>> START Input rows

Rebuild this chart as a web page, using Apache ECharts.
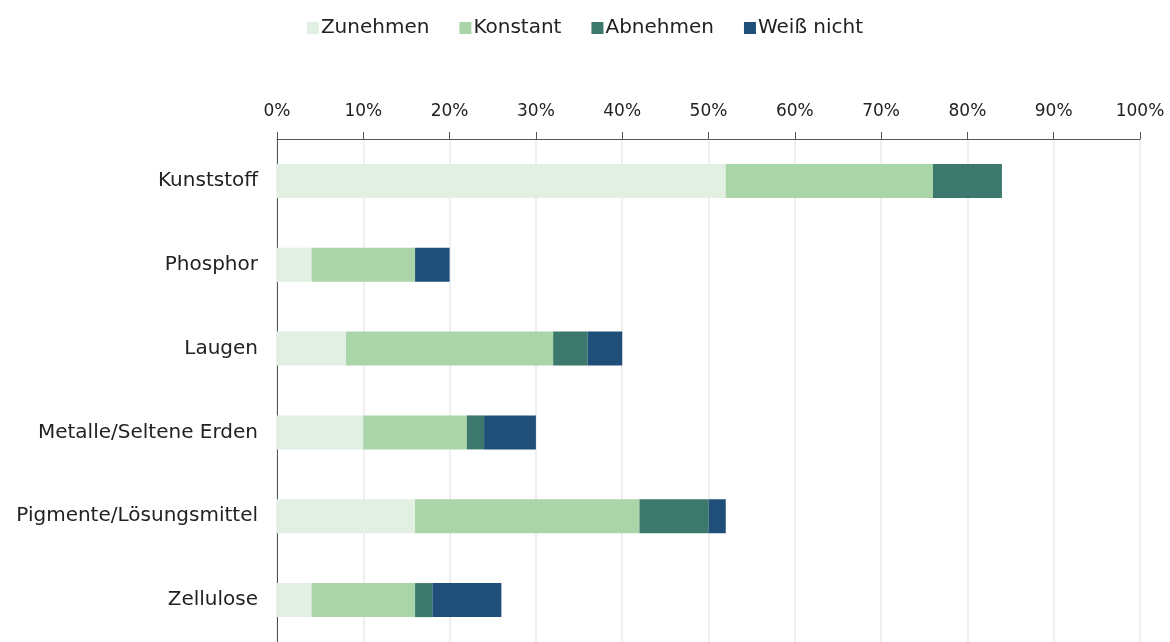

>> END Input rows
>> START Input rows

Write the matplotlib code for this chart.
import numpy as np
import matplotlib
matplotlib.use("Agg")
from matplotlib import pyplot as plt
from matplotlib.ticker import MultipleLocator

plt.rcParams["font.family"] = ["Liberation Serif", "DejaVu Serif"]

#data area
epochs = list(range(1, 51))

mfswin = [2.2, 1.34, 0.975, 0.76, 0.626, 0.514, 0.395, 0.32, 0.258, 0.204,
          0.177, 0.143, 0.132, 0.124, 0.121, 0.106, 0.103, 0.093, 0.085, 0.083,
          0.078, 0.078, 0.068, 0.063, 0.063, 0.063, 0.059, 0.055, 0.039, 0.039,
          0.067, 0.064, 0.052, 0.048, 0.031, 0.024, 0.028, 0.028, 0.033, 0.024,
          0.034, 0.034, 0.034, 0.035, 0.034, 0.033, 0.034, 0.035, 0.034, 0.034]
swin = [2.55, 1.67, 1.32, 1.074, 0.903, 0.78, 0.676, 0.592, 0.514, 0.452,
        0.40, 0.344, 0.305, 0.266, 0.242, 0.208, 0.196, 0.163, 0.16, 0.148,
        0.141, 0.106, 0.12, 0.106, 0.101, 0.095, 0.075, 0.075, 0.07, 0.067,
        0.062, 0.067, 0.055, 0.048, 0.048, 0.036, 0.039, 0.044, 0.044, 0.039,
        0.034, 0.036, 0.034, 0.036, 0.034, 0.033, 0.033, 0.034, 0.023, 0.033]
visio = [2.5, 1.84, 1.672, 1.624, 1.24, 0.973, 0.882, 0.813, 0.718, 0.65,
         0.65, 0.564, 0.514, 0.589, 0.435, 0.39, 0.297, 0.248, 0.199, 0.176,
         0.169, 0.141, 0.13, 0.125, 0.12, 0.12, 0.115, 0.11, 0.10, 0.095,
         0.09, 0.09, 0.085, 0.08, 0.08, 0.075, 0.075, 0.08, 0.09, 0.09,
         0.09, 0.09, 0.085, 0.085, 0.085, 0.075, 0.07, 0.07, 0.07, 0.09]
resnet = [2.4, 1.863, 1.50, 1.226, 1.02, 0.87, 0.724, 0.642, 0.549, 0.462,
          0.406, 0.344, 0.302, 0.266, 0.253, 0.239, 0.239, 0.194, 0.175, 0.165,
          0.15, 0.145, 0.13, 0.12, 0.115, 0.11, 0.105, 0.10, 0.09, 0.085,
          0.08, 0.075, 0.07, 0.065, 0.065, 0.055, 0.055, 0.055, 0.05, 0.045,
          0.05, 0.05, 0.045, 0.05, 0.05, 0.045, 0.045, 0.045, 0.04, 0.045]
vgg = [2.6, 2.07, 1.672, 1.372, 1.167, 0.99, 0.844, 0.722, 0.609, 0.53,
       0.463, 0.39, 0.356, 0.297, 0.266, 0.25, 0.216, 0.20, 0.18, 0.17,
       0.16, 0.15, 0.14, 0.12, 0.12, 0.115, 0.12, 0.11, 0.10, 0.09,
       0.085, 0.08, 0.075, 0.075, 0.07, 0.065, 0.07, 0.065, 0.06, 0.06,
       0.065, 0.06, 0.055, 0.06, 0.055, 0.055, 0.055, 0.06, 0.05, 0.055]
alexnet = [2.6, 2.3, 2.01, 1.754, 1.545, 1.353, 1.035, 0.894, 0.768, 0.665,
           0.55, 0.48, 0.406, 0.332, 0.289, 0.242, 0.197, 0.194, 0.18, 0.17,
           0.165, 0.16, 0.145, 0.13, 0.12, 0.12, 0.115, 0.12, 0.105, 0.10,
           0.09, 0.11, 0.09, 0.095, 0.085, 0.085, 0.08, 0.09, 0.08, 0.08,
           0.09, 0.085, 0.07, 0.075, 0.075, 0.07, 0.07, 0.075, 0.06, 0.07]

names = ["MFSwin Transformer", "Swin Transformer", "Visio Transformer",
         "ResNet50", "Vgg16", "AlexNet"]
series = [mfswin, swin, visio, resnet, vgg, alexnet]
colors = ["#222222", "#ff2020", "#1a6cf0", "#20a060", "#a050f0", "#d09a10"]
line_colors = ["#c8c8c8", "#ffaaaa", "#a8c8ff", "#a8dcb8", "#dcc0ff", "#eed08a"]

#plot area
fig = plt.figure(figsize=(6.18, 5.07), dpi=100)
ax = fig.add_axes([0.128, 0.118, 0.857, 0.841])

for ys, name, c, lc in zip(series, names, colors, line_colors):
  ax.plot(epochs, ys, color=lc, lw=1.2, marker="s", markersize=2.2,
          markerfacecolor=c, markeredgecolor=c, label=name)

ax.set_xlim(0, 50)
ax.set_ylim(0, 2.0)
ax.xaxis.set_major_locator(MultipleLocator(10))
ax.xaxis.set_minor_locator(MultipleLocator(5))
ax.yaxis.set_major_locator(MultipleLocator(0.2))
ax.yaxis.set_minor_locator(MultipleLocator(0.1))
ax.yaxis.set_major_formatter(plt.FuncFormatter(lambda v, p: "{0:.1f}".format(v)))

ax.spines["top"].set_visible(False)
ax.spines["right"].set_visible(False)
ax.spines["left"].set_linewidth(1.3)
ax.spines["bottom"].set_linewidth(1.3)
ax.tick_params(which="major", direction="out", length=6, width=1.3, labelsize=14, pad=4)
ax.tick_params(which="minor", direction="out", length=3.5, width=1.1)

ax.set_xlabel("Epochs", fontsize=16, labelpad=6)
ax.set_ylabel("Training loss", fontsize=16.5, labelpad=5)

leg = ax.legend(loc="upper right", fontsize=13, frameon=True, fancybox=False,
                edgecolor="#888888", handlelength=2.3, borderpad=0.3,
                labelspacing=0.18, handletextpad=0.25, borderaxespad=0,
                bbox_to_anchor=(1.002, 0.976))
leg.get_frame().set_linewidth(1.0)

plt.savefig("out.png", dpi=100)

>> END Input rows
>> START Input rows

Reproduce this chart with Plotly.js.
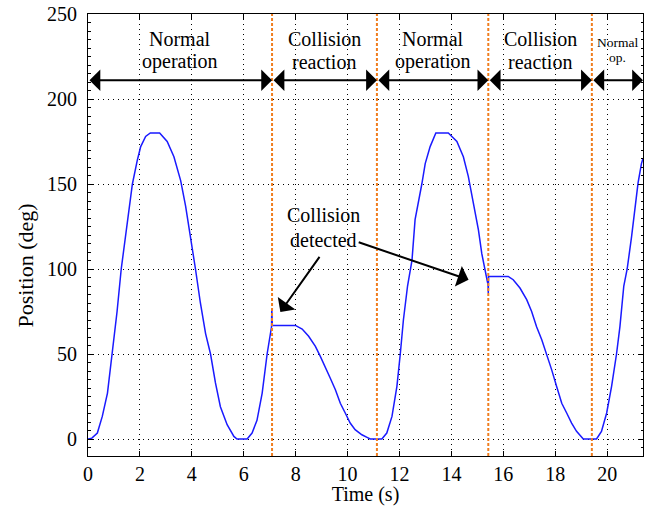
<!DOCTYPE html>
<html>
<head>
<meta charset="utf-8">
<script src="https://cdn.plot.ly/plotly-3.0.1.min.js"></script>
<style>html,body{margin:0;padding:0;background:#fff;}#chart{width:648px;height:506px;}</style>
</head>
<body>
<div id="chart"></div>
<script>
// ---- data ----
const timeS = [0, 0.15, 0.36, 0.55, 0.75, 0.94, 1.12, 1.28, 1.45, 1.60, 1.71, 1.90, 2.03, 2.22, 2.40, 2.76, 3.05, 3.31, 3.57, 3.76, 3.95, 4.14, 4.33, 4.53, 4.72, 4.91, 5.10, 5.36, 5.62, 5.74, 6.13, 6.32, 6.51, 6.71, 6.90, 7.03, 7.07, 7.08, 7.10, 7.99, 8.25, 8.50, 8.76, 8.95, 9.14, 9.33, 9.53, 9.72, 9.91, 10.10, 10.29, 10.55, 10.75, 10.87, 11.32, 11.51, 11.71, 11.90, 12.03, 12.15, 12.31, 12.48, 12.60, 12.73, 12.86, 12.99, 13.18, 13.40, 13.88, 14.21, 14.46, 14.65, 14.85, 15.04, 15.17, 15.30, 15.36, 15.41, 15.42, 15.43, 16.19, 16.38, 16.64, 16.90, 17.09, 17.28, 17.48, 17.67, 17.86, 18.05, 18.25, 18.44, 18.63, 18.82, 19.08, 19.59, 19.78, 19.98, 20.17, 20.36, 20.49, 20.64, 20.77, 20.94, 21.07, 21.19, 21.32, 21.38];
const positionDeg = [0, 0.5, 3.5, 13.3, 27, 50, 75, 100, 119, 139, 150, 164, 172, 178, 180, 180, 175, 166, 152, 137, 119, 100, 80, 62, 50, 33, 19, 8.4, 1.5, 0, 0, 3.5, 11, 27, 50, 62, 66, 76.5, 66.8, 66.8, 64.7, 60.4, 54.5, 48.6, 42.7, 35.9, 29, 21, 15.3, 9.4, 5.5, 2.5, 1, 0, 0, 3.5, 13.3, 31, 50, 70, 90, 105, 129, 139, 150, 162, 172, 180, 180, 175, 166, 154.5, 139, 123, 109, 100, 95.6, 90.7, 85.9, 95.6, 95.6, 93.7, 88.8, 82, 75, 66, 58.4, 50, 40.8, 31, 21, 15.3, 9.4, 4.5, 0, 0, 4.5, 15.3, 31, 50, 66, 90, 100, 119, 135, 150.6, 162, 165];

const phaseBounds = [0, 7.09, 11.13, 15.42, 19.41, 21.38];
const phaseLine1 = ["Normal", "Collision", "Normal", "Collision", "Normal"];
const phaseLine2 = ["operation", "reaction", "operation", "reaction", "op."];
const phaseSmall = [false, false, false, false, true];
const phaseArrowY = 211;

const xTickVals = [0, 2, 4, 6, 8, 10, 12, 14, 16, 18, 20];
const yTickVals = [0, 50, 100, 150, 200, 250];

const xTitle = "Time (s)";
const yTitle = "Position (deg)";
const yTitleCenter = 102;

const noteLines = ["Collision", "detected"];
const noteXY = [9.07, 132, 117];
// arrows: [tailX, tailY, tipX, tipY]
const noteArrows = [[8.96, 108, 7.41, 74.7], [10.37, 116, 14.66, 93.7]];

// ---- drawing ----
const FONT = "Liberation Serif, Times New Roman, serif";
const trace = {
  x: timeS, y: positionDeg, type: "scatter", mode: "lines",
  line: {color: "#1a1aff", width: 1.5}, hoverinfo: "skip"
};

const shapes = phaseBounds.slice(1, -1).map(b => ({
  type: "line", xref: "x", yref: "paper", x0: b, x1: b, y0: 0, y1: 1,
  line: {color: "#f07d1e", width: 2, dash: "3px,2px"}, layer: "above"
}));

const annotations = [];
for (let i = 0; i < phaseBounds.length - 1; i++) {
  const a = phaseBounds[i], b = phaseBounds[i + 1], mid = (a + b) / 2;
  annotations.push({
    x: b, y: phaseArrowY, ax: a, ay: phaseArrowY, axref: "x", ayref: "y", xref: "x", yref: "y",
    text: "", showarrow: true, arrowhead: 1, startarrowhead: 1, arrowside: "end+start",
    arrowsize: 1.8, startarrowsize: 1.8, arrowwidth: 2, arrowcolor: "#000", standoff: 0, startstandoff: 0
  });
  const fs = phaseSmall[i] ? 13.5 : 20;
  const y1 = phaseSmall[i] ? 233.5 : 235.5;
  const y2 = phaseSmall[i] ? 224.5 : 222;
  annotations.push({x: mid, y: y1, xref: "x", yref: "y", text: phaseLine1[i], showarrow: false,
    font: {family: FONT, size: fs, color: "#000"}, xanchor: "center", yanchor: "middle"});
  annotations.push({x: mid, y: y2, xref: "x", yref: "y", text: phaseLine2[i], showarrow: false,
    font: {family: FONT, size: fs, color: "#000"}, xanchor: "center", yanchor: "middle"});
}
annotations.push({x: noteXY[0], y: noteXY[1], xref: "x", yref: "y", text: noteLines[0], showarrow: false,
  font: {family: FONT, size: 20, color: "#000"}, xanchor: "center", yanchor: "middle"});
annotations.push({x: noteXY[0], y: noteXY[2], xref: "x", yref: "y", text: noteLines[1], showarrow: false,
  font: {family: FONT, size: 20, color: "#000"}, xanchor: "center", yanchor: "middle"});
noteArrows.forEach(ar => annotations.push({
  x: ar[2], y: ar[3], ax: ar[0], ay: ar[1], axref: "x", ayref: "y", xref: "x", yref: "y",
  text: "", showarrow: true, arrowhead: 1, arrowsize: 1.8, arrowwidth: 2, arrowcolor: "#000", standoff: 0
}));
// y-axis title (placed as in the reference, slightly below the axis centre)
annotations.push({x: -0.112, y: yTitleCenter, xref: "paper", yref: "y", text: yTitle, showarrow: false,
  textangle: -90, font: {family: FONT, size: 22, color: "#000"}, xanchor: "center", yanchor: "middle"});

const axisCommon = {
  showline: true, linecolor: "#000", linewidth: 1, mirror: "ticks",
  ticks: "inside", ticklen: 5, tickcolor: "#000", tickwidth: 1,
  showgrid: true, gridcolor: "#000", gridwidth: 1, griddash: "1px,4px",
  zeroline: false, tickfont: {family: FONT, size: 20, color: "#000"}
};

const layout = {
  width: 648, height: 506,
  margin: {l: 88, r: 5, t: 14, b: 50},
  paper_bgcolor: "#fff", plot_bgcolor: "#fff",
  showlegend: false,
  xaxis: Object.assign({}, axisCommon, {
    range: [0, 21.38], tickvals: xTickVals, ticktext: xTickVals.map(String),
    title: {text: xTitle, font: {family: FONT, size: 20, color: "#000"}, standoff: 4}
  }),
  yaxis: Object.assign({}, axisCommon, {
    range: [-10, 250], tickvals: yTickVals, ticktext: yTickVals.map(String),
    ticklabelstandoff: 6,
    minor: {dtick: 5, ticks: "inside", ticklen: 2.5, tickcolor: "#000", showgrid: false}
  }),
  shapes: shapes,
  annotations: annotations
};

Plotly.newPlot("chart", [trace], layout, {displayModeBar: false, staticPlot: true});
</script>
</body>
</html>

>> END Input rows

▶ **Aim**
Within the listing above, locate the line containing "Write the matplotlib code for this chart." and the line containing "epochs = list(range(1, 51))". Reproduce those two lines and all lines between them exactly, with nothing added.

▶ **The answer**
Write the matplotlib code for this chart.
import numpy as np
import matplotlib
matplotlib.use("Agg")
from matplotlib import pyplot as plt
from matplotlib.ticker import MultipleLocator

plt.rcParams["font.family"] = ["Liberation Serif", "DejaVu Serif"]

#data area
epochs = list(range(1, 51))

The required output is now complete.